Amirul Imran said MACC had asked him if SRC International’s loans from KWAP could be used for CSR activities, confirming that they were seeking his opinion on the matter.

Harvinderjit then argued that there was a difference between borrowed funds drawn down from the KWAP or funds that were generated from investment activities using the loan funds.

Amirul Imran then agreed that funds that were due to investment could be used in any way.

Harvinderjit then asked: “In order for anyone to come up with the position that monies utilised have been in breach of the financing, one must be able to critically show it was the same money drawn down from KWAP?”

In response to the question, Amirul Imran agreed.

Amirul Imran is the 29th prosecution witness in Datuk Seri Najib Razak’s trial involving seven charges of abuse of position, money-laundering, criminal breach of trust over RM42 million of funds belonging to former 1MDB subsidiary SRC International.

Former KWAP assistant vice president Amirul Imran Ahmat is pictured at the Kuala Lumpur High Court May 6, 2019. — Picture by Firdaus Latif
Former KWAP assistant vice president Amirul Imran Ahmat is pictured at the Kuala Lumpur High Court May 6, 2019. — Picture by Firdaus Latif

During the trial, witnesses had testified that money flowed from SRC International into the company’s subsidiary Gandingan Mentari Sdn Bhd, while the latter was also shown to have transferred money to SRC International’s purported corporate social responsibility partner Ihsan Perdana Sdn Bhd.

Witnesses had also confirmed to the court that Ihsan Perdana had transferred out a total of RM42 million into two of Najib’s personal accounts at AmBank.

One of these AmBank accounts belonging to Najib was used to issue 14 cheques amounting to about RM7.2 million to various recipients, including to political parties, renovation works such as water tank installations at Najib’s residences, and a welfare home for orphans.

Amirul Imran was assistant vice-president of KWAP’s fixed income department during the time when the two loans totalling RM4 billion were given to SRC International, and was then involved in getting supporting documents from SRC International and drafting documents linked to the loans for KWAP’s investment panel to approve.

During re-examination, deputy public prosecutor Datuk Ishak Mohd Yusoff asked Amirul Imran to clarify information regarding the additional Shariah-compliant contracts that were signed for KWAP’s two RM2 billion loans to SRC International in 2011 and 2012.

Amirul Imran confirmed that it was ultimately the facility agreement or loan agreement that governed the two RM2 billion loans.

“Basically, the asset sale agreement and asset purchase agreement are just a method of financing to facilitate the Shariah-compliant part.

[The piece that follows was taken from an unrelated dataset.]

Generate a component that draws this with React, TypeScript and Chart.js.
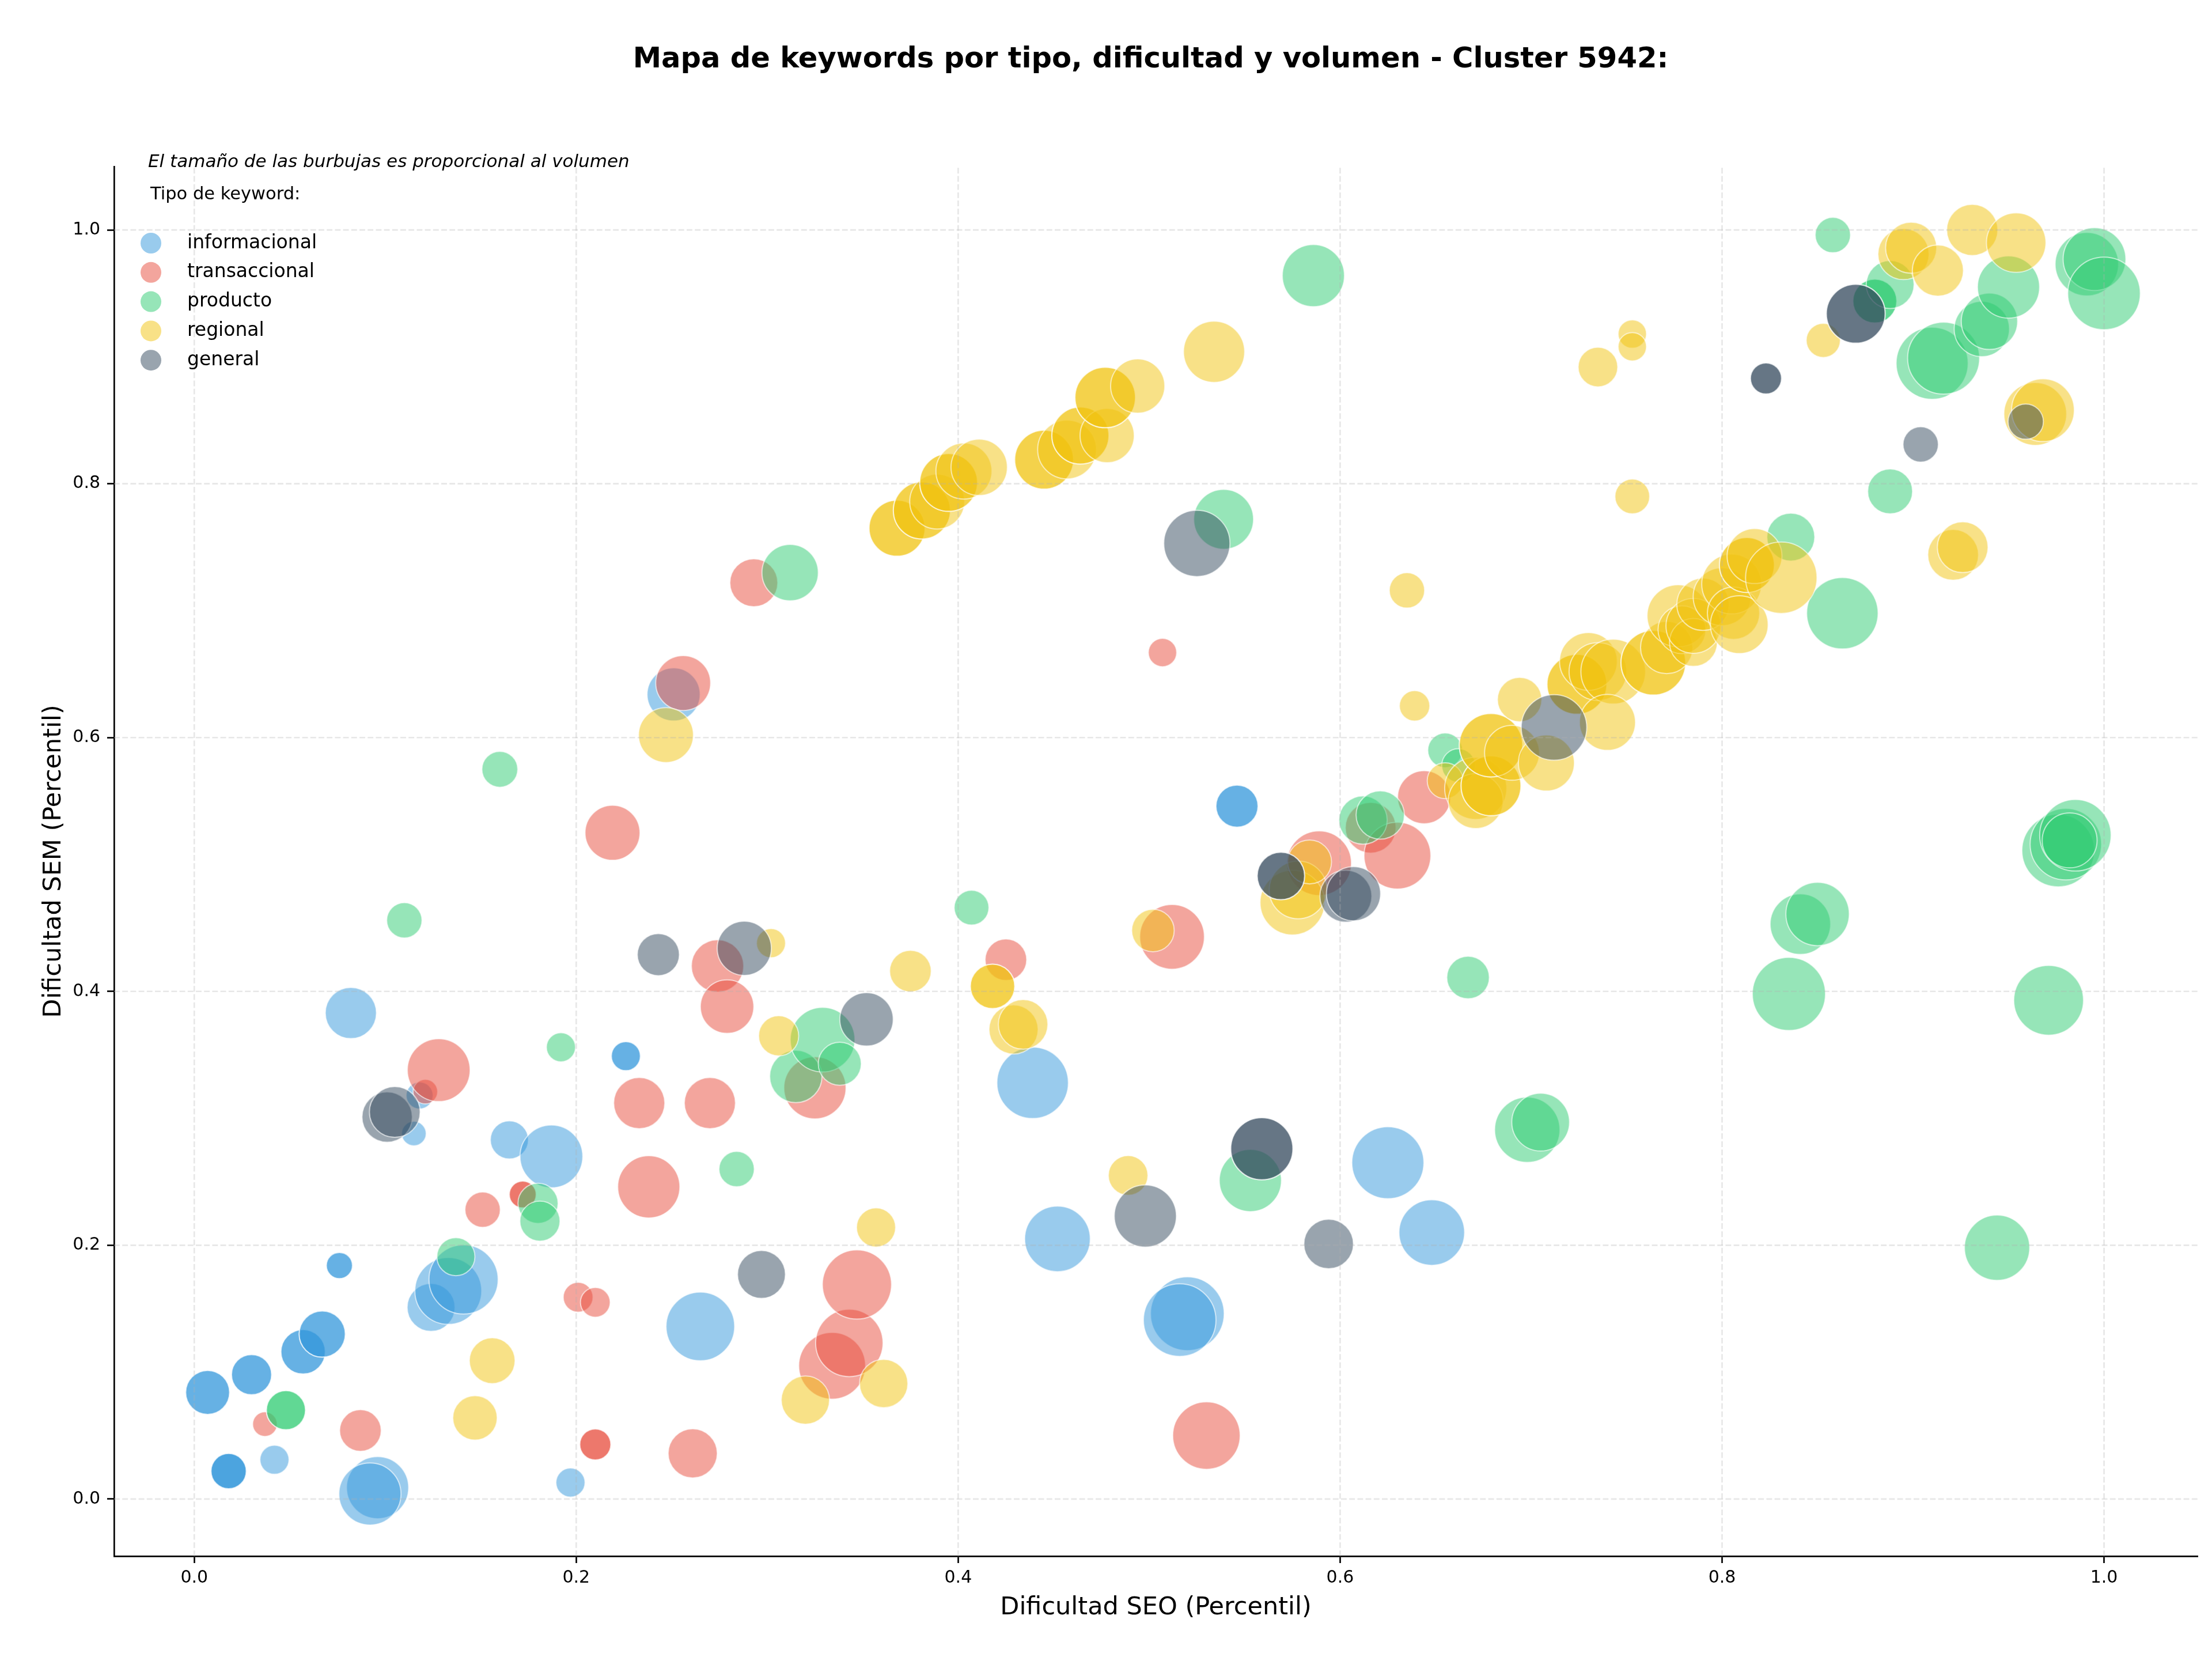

“At the end of the day, it is still financing. Hence why there is a facility agreement and why in the facility agreement, it’s called financier and customer, and not vendor and purchaser,” Amirul Imran explained.

Yesterday, Harvinderjit had highlighted that the financing documents for the two RM2 billion loans in 2011 and 2012 had both came in sets of three: The facility agreement, asset sale agreement and asset purchase agreement.

The additional documents were part of the Shariah-compliant financial facility known as Bai’ al-’inah, where SRC International agreed in 2011 and 2012 to sell its assets to KWAP at the price of RM2 billion, and agreed to buy back the same assets from KWAP at a later date with a different price of RM4,687,906,694.77 or over RM4.68 billion.

Based on information available online, Bai’ al-’inah facility is understood to be a method involving the deferred buy back of assets at a price higher than the price it was sold for, essentially acting as a Shariah-compliant substitute for conventional loans with interest that circumvents the problem of riba or unjust interest which is forbidden in Islam.

Amirul Imran previously testified that the funds totalling RM4 billion had been transferred by KWAP to SRC International.